Truly disconcerting was Kushner’s description of the Temple Mount crisis, in which the US became heavily involved (emphasis added).
He began by describing the situation and saying that Israel’s action in putting up metal detectors was
“not an irrational thing to do. You know when you have—police officers were just killed, and weapons that were used to…”
Then he acknowledged that the Arabs incited:
“…so then what happens is they start inciting it….
“They say look, you know, this is a change to the status quo. The Temple Mount is a [unintelligible] occupation of Israel, and Israel was saying we don’t want anything to do with that, we just want to make sure people are safe….”
So what was the US response?
“So we’re going to work with them…to take down the metal detectors there, and then I think one of the Palestinians’ religious leaders was saying, ‘If you go through the metal detectors, then your prayers don’t count.’ And that is not a very helpful thing to have said. And then there was a lot of rage. And there was an Israeli family that three people killed in their home, which was absolutely terrible. You know, so, ‘I’m going to do this to free the Temple Mount.’
“So ultimately we were able to work with them, and we were able to get the Israelis to take down the different forms of surveillance…

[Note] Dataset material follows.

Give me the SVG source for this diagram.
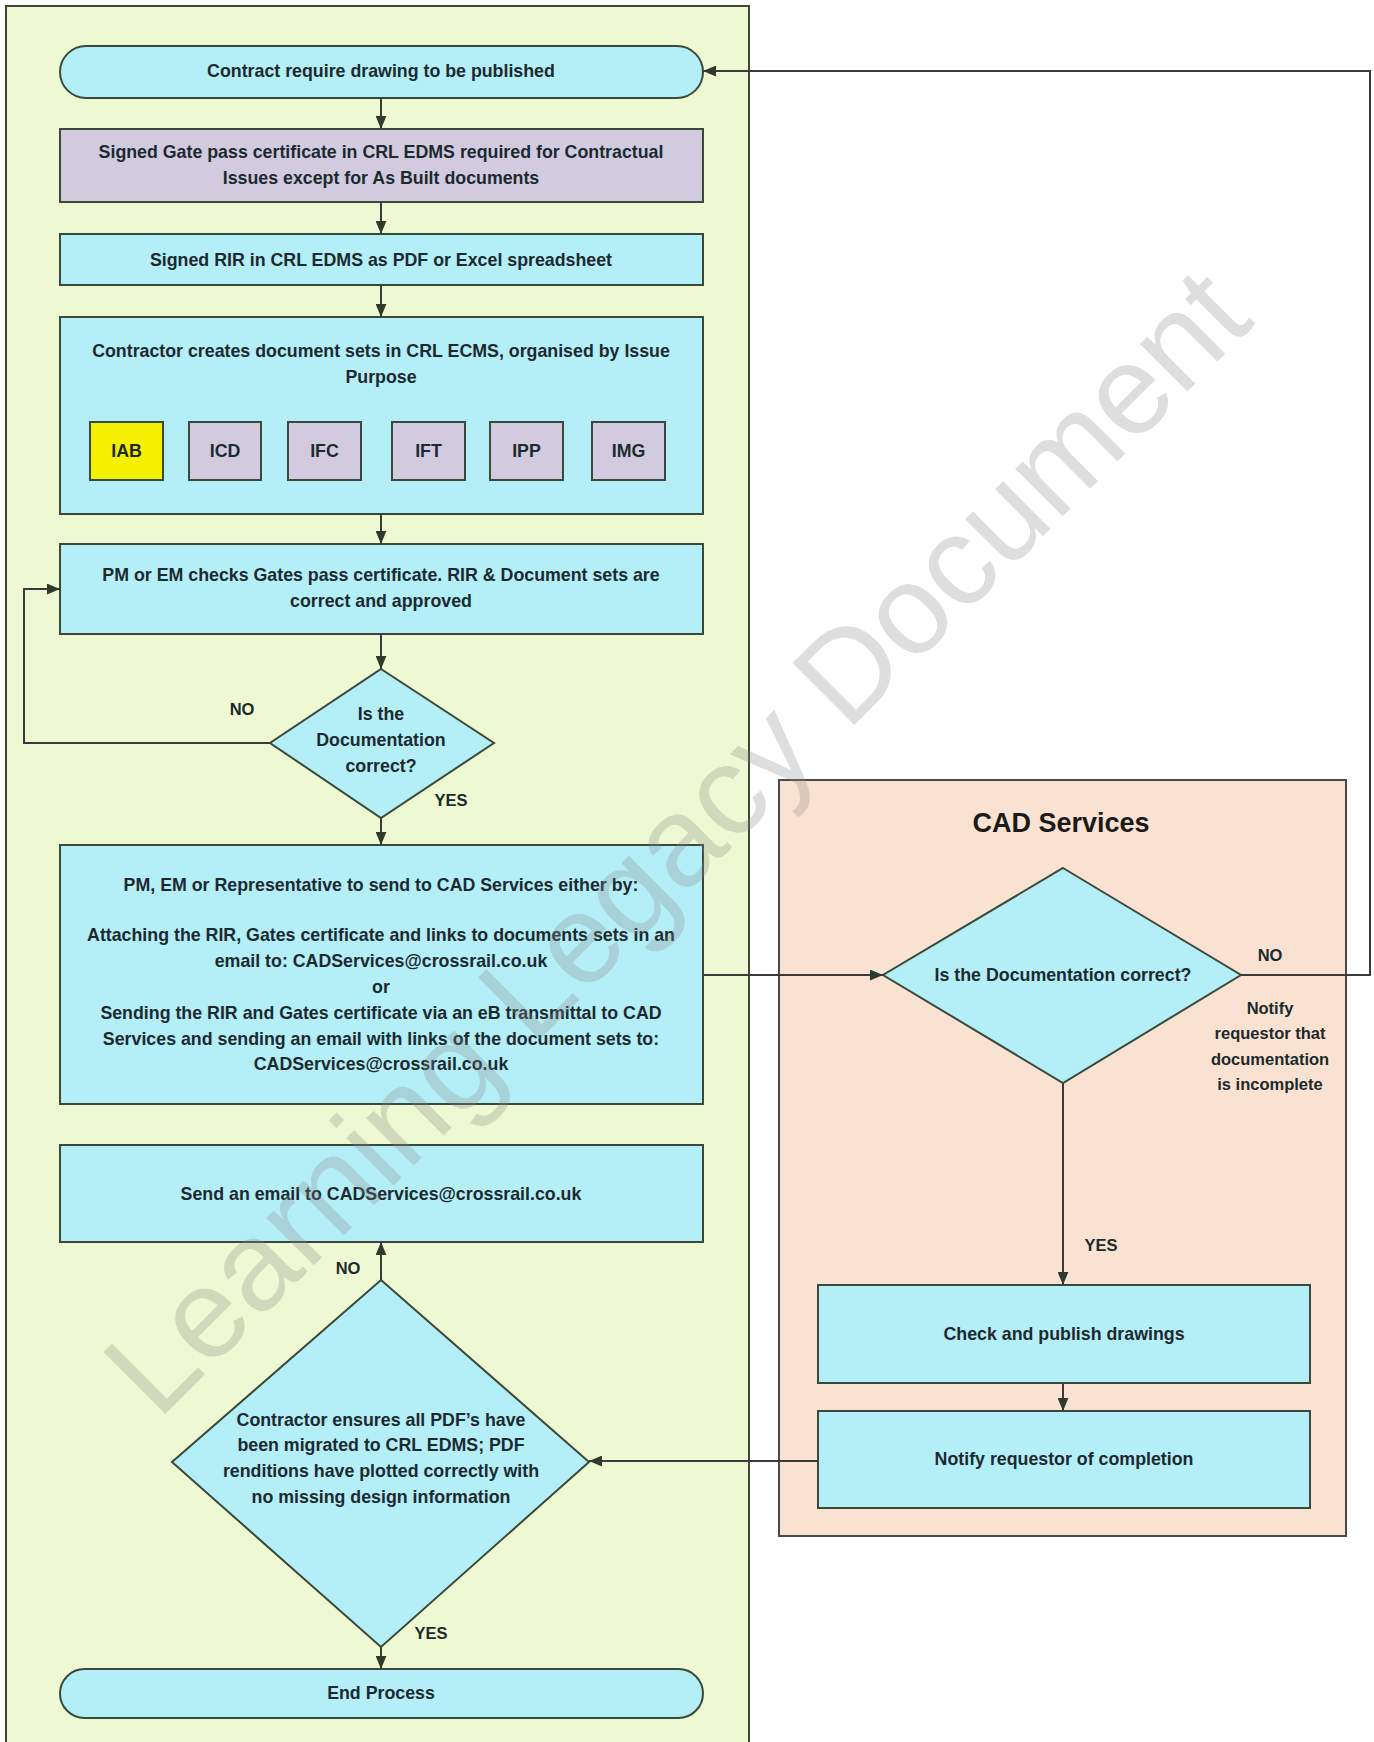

“We spoke with everyone and succeeded in getting Israel to remove the same means of inspection – a move that was done with the consent of Jordan…”
The name of the game here is keeping things quiet, so that there can be movement towards “peace.”
The Trump administration is not hostile to Israel. Not at all. But neither does it have Israel’s back. To recognize that our behavior was appropriate, and that the other side was inciteful and unhelpful, and then to push Israel to cave to that incitement was egregiously wrong-headed.
What Jared and company do not realize is that they haven’t brought peace closer by this action – even though this is what they imagine.
They have, first, given the Arabs the message that incitement and violence work. And, then, they have given us the message that, when push comes to shove, we cannot trust them to stand with us even if they know we are right.
You will notice, please, that Jared said they signed off with Jordan on this. King Abdullah is a sacred cow.
It’s the same dynamic: the US is said to need Abdullah on the throne, and thus steps carefully with him without challenging him, the assistance the US provides Jordan – including over $1 billion this year – notwithstanding.